§ What is being asked
Output exactly the lines that run from the line containing "Write the Plotly code for this chart." through the line containing "import plotly.graph_objects as go", with both ends included.

━━━━━ Record extracts

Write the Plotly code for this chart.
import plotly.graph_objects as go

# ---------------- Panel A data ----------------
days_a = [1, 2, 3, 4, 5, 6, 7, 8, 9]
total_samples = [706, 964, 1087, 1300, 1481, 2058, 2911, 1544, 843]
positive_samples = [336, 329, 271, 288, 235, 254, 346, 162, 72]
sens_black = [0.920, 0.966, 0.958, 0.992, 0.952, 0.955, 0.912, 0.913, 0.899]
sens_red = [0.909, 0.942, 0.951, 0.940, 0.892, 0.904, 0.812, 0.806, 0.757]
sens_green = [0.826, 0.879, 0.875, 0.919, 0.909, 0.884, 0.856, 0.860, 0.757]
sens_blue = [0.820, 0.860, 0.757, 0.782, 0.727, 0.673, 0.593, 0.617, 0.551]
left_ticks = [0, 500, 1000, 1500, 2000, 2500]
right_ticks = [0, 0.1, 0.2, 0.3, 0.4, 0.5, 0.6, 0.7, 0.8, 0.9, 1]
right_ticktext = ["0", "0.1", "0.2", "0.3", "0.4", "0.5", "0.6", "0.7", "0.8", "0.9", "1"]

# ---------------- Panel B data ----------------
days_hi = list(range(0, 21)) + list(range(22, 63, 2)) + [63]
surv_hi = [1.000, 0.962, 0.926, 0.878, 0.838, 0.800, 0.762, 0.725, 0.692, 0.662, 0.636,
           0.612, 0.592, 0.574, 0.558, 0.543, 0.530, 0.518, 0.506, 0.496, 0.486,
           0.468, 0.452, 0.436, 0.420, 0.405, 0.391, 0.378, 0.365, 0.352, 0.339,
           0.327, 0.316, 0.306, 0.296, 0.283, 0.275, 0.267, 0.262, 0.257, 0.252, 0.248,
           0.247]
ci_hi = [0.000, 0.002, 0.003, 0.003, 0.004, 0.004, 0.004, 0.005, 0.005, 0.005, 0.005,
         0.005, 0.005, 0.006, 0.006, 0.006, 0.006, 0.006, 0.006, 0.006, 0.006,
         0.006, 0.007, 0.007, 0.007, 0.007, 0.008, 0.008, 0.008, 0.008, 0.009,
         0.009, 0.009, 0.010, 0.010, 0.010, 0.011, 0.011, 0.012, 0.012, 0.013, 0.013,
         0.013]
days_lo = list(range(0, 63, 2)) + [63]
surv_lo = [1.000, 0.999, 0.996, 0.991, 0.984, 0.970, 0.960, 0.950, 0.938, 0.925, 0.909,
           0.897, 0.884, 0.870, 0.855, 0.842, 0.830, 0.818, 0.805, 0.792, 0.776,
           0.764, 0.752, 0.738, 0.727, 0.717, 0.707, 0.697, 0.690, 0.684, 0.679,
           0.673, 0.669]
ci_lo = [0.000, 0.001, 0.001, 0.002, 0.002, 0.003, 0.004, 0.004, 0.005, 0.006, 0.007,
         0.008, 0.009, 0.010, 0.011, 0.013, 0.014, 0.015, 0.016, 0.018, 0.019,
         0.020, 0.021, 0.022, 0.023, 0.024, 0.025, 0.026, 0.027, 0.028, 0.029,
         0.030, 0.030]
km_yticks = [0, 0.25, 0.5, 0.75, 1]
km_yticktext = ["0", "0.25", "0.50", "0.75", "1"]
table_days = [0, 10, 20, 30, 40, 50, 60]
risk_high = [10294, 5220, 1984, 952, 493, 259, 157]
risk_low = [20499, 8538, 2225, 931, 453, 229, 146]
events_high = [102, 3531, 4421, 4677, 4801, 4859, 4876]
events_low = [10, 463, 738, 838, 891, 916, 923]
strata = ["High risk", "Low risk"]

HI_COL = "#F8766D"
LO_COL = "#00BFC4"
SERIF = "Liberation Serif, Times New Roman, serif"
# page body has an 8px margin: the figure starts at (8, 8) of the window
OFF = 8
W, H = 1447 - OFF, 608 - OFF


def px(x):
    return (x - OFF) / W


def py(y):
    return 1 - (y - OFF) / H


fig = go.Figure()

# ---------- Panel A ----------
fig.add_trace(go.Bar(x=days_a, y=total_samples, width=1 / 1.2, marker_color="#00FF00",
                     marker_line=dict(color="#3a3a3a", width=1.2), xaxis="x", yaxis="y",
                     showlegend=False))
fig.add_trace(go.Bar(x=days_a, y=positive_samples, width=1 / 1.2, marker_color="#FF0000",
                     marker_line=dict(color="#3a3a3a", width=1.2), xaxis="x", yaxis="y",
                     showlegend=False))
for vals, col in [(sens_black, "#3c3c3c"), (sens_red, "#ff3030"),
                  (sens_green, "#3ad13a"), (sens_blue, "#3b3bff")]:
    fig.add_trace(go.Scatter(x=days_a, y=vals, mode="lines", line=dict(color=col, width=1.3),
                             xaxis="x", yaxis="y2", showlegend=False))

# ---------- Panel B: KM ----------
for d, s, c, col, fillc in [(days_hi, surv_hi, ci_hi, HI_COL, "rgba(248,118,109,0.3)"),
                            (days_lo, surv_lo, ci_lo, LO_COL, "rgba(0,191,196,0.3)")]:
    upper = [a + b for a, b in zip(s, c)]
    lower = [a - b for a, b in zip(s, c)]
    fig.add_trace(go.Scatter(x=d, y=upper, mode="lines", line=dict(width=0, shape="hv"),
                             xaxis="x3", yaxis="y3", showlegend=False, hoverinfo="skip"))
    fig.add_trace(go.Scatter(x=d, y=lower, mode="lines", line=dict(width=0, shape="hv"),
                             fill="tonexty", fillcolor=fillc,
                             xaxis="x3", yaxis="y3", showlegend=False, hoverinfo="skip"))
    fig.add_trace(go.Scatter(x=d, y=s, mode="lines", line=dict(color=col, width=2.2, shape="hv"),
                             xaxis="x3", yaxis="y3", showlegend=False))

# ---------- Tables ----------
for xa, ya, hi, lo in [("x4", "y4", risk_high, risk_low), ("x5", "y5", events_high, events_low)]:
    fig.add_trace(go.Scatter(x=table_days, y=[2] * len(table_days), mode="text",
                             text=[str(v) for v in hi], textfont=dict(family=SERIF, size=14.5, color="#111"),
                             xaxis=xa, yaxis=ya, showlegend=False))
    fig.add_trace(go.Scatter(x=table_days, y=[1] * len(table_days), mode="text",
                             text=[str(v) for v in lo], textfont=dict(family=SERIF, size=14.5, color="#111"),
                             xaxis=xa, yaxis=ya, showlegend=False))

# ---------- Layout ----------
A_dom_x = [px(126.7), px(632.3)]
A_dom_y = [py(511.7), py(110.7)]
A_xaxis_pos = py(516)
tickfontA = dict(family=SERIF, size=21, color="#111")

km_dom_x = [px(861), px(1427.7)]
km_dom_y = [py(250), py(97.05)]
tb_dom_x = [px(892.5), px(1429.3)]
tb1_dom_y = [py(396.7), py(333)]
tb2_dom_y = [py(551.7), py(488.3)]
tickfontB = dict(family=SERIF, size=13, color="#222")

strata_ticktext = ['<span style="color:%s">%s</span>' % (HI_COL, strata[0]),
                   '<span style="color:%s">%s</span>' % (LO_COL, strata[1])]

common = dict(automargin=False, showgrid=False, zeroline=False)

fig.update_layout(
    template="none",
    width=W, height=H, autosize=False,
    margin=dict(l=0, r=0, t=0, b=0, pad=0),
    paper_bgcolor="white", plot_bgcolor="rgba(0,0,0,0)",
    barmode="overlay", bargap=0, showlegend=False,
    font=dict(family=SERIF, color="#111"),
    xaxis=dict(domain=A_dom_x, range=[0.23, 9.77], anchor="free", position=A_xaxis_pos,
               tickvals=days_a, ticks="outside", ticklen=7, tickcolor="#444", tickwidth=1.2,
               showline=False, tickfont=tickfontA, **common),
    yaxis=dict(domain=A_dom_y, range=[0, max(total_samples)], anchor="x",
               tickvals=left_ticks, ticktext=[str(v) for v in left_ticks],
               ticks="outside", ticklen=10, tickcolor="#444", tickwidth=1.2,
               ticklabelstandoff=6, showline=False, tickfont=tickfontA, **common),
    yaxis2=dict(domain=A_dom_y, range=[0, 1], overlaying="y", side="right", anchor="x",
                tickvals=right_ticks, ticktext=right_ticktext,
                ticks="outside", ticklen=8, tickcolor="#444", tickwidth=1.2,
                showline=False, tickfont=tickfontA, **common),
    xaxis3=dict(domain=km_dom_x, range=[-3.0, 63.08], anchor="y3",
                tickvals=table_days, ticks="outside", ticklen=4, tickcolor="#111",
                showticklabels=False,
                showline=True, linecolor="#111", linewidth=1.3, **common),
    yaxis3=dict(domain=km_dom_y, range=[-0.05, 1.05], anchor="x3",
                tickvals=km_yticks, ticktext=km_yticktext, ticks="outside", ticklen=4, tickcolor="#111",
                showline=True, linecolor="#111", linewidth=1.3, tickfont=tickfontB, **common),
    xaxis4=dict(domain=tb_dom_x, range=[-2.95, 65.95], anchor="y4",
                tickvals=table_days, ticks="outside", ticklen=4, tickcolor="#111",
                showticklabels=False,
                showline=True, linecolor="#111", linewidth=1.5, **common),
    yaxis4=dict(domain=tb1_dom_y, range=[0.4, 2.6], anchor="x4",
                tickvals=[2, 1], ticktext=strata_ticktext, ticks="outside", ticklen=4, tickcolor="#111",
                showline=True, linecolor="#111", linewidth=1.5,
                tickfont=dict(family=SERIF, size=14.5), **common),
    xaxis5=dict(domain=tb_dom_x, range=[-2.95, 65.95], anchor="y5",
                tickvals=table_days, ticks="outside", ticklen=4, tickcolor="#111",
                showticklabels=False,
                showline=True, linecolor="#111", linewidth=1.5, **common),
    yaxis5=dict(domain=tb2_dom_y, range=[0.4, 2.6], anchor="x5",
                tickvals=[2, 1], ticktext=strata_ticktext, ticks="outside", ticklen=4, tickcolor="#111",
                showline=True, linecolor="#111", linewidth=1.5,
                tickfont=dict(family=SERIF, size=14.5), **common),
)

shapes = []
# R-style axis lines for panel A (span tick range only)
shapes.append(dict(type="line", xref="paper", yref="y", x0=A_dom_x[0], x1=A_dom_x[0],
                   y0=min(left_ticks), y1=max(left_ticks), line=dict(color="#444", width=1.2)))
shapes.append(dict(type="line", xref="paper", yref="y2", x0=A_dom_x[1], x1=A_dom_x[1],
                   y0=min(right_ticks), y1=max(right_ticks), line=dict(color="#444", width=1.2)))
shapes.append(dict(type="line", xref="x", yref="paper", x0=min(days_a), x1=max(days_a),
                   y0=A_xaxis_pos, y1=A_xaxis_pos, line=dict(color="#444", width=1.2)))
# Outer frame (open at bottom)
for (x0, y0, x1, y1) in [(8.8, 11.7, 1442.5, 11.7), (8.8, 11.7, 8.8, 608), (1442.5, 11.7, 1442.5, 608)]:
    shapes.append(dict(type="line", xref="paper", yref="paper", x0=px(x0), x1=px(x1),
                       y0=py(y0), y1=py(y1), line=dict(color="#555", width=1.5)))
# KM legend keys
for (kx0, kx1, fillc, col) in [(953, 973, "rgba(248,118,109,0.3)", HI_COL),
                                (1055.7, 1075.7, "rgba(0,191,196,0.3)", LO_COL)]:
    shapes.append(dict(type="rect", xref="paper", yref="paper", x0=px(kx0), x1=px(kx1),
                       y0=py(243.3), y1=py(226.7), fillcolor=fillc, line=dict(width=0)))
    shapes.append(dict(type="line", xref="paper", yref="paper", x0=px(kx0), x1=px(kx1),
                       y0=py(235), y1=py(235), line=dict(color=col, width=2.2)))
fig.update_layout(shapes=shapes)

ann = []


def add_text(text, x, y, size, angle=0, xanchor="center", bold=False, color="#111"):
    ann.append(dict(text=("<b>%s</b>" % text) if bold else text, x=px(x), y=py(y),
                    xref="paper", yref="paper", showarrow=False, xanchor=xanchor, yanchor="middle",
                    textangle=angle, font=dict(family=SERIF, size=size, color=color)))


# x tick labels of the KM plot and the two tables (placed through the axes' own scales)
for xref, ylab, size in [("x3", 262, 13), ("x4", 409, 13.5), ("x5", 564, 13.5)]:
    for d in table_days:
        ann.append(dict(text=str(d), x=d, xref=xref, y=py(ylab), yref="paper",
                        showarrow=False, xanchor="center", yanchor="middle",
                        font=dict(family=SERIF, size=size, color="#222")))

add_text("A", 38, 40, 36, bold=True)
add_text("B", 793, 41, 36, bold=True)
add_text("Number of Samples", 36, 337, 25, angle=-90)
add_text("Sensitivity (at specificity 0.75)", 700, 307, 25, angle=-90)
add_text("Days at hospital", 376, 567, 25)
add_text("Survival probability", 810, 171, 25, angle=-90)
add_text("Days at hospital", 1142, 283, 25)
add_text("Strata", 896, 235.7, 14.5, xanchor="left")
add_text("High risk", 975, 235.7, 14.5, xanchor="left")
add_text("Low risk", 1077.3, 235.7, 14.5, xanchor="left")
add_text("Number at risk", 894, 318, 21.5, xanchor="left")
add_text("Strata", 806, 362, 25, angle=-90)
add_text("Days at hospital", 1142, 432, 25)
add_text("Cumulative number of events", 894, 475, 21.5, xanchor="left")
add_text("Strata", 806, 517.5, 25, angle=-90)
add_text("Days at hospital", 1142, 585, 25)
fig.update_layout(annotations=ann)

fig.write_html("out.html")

━━━━━━━━━━
━━━━━ Record extracts

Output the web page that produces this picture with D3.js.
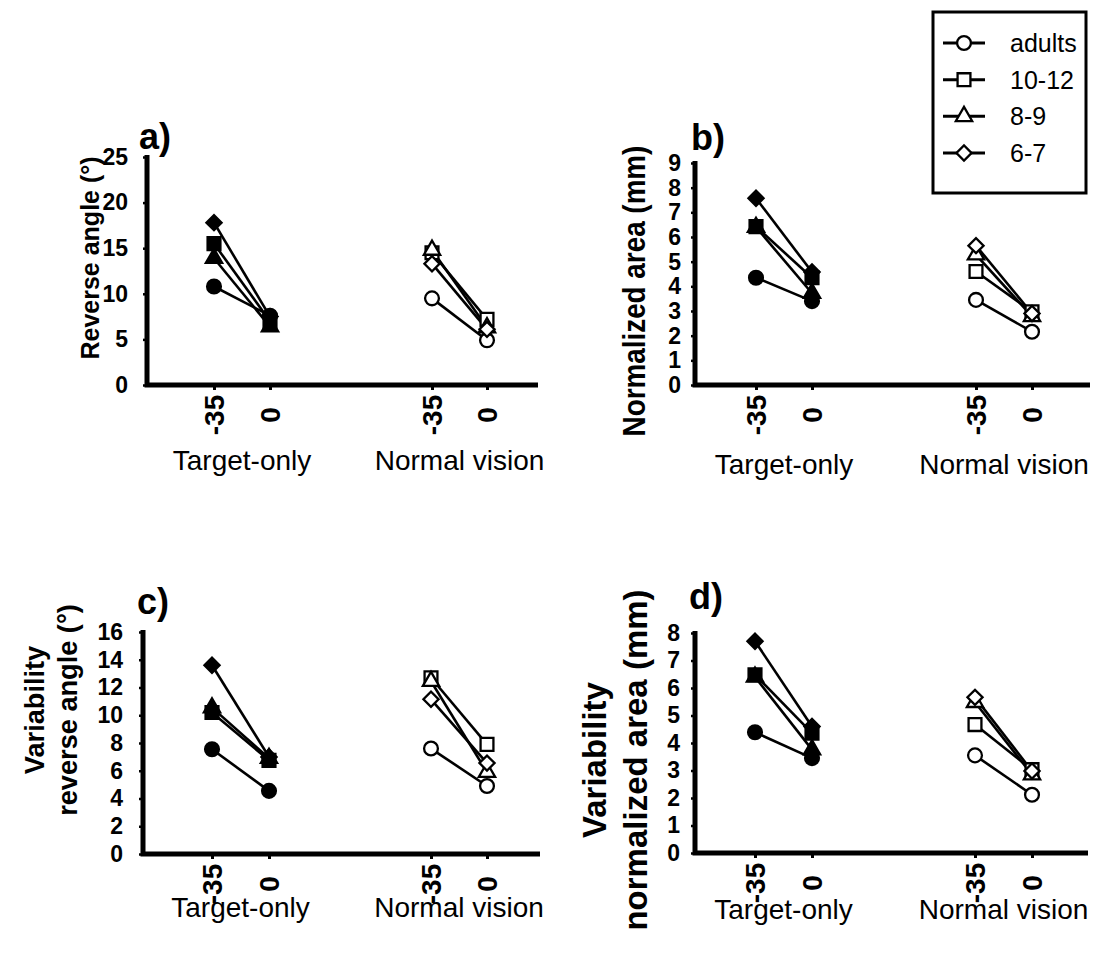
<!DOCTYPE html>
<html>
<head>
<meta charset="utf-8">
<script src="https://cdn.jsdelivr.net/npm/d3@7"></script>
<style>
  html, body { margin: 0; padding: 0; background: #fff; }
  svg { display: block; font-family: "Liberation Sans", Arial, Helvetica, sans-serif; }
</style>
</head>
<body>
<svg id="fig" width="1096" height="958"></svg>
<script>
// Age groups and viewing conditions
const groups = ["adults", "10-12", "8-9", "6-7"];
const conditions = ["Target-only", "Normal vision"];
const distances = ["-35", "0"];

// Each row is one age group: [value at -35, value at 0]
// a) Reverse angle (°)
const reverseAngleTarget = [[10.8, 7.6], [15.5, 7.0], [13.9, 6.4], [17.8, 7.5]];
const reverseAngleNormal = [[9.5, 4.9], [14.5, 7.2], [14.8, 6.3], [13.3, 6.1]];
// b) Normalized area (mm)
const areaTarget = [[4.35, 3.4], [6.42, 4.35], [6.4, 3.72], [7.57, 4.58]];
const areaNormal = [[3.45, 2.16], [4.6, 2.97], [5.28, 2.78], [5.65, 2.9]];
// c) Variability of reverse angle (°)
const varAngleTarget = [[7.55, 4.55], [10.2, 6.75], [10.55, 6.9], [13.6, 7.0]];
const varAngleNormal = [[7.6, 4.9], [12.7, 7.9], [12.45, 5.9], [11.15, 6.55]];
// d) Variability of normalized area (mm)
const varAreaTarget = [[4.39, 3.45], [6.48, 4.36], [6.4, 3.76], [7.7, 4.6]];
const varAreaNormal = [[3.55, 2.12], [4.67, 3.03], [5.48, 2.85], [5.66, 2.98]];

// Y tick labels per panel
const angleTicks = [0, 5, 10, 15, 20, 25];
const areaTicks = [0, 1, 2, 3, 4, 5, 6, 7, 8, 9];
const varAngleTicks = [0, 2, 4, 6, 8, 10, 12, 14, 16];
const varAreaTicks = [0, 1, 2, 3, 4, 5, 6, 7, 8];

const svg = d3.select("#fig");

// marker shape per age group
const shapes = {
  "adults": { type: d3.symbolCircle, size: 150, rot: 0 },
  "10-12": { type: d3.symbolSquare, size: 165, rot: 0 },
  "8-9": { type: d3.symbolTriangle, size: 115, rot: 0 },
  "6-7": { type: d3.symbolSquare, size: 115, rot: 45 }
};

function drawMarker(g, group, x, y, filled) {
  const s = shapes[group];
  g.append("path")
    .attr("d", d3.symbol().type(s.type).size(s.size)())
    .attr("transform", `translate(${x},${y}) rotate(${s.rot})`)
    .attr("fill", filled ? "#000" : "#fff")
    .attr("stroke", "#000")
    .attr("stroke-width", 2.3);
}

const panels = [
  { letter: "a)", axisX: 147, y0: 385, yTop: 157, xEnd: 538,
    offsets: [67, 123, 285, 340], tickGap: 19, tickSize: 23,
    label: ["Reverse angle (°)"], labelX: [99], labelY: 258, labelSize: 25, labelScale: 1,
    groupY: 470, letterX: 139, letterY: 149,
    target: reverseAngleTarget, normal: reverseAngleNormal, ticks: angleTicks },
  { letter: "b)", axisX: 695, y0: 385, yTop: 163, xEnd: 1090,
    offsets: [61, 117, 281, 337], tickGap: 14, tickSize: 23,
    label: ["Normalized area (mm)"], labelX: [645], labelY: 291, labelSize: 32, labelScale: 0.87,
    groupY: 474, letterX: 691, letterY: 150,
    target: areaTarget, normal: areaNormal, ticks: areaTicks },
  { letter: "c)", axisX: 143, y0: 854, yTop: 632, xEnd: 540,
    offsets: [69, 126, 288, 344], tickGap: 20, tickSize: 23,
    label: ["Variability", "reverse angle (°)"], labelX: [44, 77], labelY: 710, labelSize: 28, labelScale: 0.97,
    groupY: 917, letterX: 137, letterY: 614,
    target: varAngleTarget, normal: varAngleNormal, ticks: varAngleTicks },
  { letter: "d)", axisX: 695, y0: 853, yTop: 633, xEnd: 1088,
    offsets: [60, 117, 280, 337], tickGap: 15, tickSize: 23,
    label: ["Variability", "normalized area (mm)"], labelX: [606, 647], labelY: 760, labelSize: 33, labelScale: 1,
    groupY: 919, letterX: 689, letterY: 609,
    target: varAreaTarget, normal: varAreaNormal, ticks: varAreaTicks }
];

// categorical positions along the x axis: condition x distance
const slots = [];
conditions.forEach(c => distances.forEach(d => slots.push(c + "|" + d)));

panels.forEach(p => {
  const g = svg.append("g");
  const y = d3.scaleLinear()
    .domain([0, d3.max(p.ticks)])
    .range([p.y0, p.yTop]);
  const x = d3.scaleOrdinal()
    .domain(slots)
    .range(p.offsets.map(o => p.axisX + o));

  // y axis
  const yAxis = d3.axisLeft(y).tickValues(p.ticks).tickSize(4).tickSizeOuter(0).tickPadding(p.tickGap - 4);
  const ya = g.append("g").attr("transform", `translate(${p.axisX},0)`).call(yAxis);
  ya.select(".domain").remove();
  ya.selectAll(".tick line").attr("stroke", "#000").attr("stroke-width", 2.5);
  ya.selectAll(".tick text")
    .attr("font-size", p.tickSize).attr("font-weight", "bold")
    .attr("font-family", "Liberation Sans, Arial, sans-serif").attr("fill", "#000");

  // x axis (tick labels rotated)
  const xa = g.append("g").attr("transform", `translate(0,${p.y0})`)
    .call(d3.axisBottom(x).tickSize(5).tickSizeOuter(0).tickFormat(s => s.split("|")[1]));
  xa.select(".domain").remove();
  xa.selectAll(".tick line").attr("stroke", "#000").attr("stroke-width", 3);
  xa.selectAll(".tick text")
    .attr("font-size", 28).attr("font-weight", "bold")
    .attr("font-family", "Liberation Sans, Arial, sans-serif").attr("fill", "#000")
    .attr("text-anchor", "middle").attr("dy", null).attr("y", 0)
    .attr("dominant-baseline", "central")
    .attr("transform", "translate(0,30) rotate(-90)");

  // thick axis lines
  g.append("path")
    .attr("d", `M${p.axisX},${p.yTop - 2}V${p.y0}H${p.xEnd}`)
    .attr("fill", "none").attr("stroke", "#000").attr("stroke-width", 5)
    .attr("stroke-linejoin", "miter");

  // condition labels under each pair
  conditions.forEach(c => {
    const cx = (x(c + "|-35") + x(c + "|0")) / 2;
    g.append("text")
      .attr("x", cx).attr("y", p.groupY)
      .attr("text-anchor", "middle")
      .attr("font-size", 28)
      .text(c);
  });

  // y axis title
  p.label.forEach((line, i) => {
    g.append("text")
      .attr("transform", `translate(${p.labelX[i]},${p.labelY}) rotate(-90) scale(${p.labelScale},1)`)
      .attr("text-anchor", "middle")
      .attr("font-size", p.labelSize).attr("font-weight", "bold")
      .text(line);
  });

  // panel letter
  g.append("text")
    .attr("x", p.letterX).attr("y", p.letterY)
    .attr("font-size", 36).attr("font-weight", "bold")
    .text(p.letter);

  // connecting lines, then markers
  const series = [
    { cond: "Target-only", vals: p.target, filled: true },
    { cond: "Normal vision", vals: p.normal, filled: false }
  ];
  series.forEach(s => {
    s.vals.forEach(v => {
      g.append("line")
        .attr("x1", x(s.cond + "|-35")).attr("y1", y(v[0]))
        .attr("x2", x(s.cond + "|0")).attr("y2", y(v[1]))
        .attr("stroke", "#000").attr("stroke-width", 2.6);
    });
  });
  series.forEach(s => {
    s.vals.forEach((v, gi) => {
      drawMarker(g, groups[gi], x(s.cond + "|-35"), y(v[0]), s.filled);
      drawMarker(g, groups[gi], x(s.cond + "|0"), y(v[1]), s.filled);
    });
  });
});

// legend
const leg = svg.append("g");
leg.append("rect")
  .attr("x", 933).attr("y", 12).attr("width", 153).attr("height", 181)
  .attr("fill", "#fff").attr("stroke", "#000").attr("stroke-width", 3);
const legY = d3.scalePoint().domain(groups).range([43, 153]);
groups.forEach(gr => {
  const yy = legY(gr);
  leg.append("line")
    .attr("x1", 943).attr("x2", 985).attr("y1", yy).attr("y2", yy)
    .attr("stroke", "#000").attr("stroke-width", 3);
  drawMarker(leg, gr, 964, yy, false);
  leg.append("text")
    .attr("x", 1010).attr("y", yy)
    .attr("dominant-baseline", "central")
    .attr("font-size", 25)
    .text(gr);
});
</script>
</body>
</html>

━━━━━━━━━━

§ Output of the task
Write the Plotly code for this chart.
import plotly.graph_objects as go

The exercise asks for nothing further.